The fact that we know about spoke fatigue, however, negates your second statement. "Never" is a long time. Spokes can certainly outlast rims but a worn out rim isn't the end of a wheel. It usually is because finding an identical rim or even a rim with an identical ERD usually isn't worth the hassle and expense. But the spokes will eventually start to fail with enough miles on them no matter how well built the wheel is.

I would also disagree that the hub flange goes before the spokes. Hub flange failure is rare even when the hub is reused multiple times in wheel building.
They aren't at odds with each other - it is very clear that "the wheel" is what is built with the original, new components, not used parts. "Never" is only in the context of starting with a new wheel.

Hub flange failure is rare. Spoke elbow failure would also be rare - if all wheels had their spoke elbows properly bedded.
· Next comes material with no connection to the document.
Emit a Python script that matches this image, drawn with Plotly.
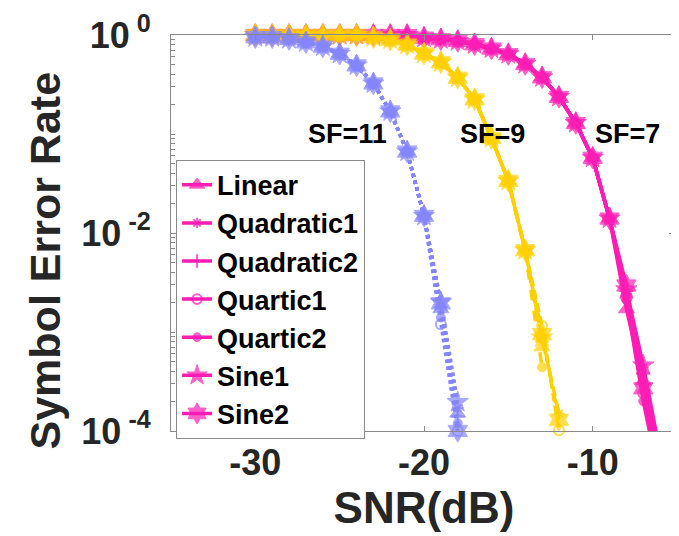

But as noted in the Wheel Fanatyk article about Alpine III spokes you previously posted, lower cost wheels don't get that sort of hand work so the elbows are compromised. Like many things mechanical, you can get away with doing things not-quite-right for awhile, but if it isn't right there will be eventual consequences - like unbedded elbow breakage. You can put a 2.3mm bandaid on the problem, or bed your spoke elbows. Savvy pro wheelbuilders choose the latter.